Martin Englert: I guess, following on that, okay. So there was noise in the comparison year-on-year in 1Q. And some atypical seasonal trend after that. But based on what you see today, would you expect, I guess, more fundamental underlying demand to be exhibited in the volumes in the remaining quarters? Meaning if it was comparing negatively marginally in 1Q and you’re rather positive on these end markets, meaning we should expect some growth in volumes year-on-year?
Karla Lewis: I mean, that’s certainly our intent and what we’re pushing for. We’ve been making investments to continue to grow organically. And our teams out in the field did a great job in 2023. We outperformed the MSCI shipment levels. That was strategic. It was because of investments we’ve made because of our companies going after smart profitable business that’s out there, and they were very successful in doing that. We think underlying demand at this time, we are positive. We think there are a lot of good tailwinds coming through the infrastructure, the chip, the reshoring and nearshoring, that is all still out there. So we only give guidance a quarter out, but we are positive about the opportunities that are out there that we expect to see in 2024, but we’ve also been in this business long enough that we know there are certain things we can’t control, but we’re excited and we’re positive at this time.
Martin Englert: Okay. Thank you for that. That’s very helpful. Can you touch on the corresponding volumes to the sales of the two acquisitions? And I understand one of them is pending, but what you saw in 2023 for each?
Karla Lewis: Yes. I mean, we’ve disclosed their sales numbers, Martin, but nothing beyond that, nothing on volumes at this time. And it won’t be – overall, we’re – they are important businesses, important additions to the family, and we’re excited about that. But it’s not going to materially move our tons.
Martin Englert: Are you able to qualitatively comment on the gross margin profile relative to Reliance?
Karla Lewis: Yes. I mean, we don’t – we do not typically talk about individual companies unless it’s a very material transaction. But we – I will say that they are good performing profitable businesses. But we do – we’re excited that there – we do see some opportunities to help expand their gross profit margins from where they are currently. Some of the expertise we have throughout the Reliance family and value-added processing, we think we can bring to the companies and really help them work on that and pricing discipline. So, we think there’s upside to their already solid profitability levels, but we’re not going to give specific numbers.
Martin Englert: Okay. That’s helpful. If I could, one last one on the repurchases. The average repurchase price is lower quarter-on-quarter in 4Q. The volume repurchase increased to $0.9 million versus $0.5 million. And I think earlier in your prepared remarks, you did highlight you typically opportunistically repurchase, but how are you thinking about repurchases looking ahead, both in the near term and 1Q with more of the share prices today?

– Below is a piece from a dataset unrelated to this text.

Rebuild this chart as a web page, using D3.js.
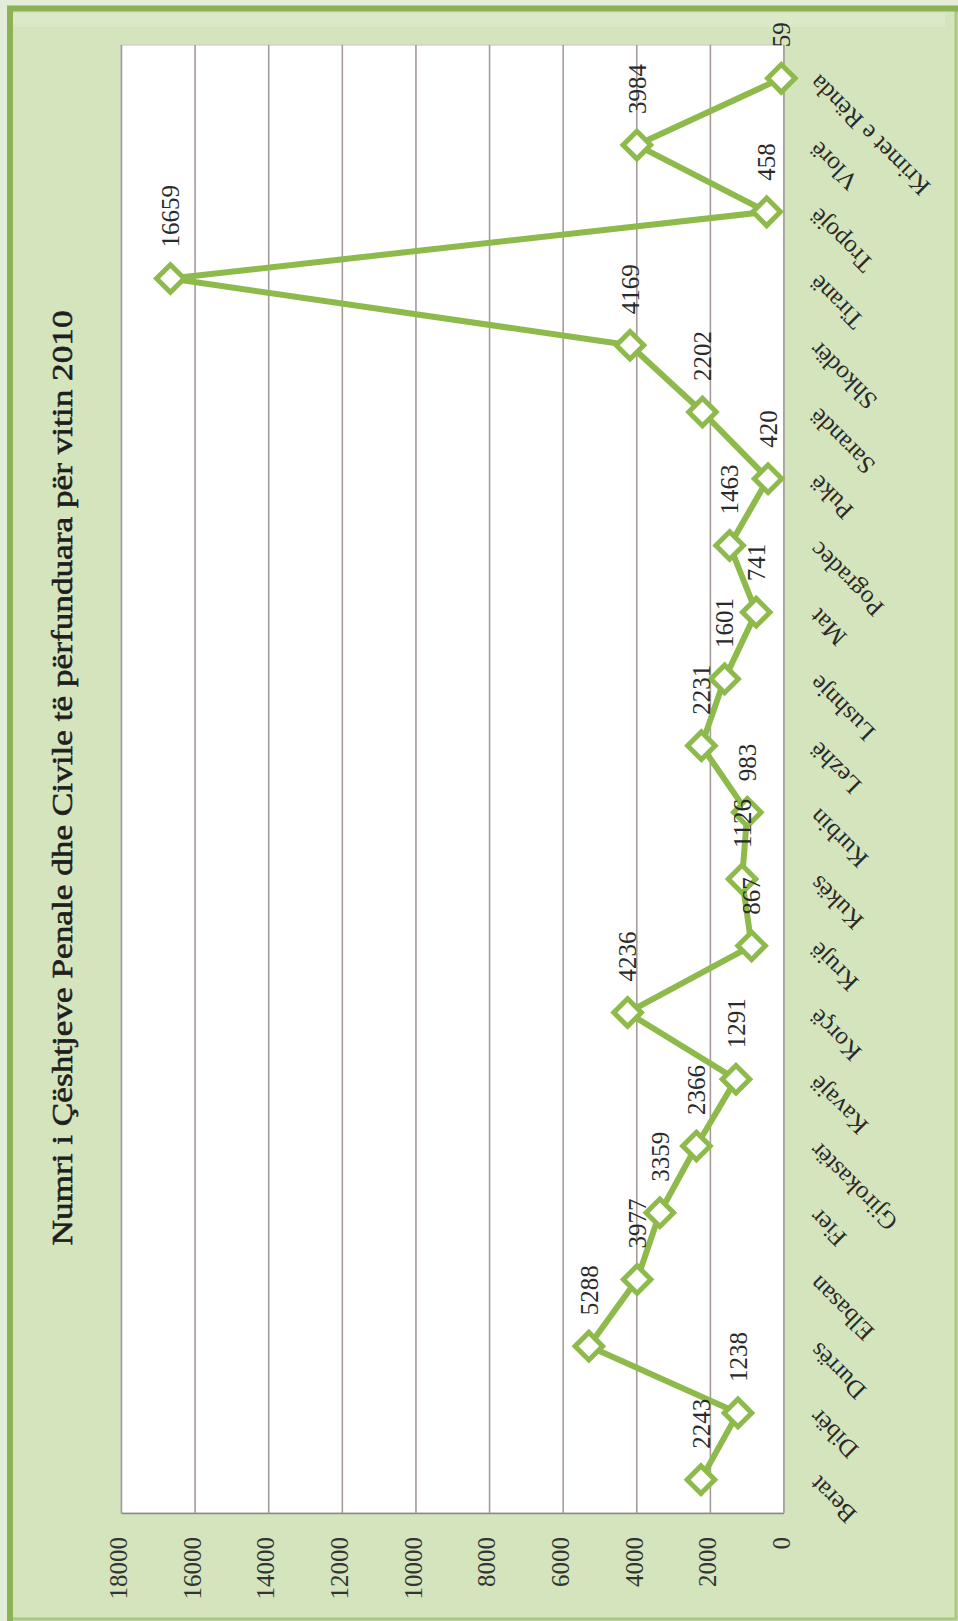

Karla Lewis: Yes. So Martin, we look at share repurchases like all of our – all of our capital allocation buckets where we try to opportunistically be active in each of those buckets. And we don’t have any one holding back another one. The fact that we have announced a couple of acquisitions doesn’t change. We’ve got the – we’re in a financial position where that doesn’t impact our ability to repurchase shares or how we view that. So we expect to continue to be active when we think it’s the right timing in the market, which is consistent with Q3, Q4, a lot depends on how the stock trades during that period.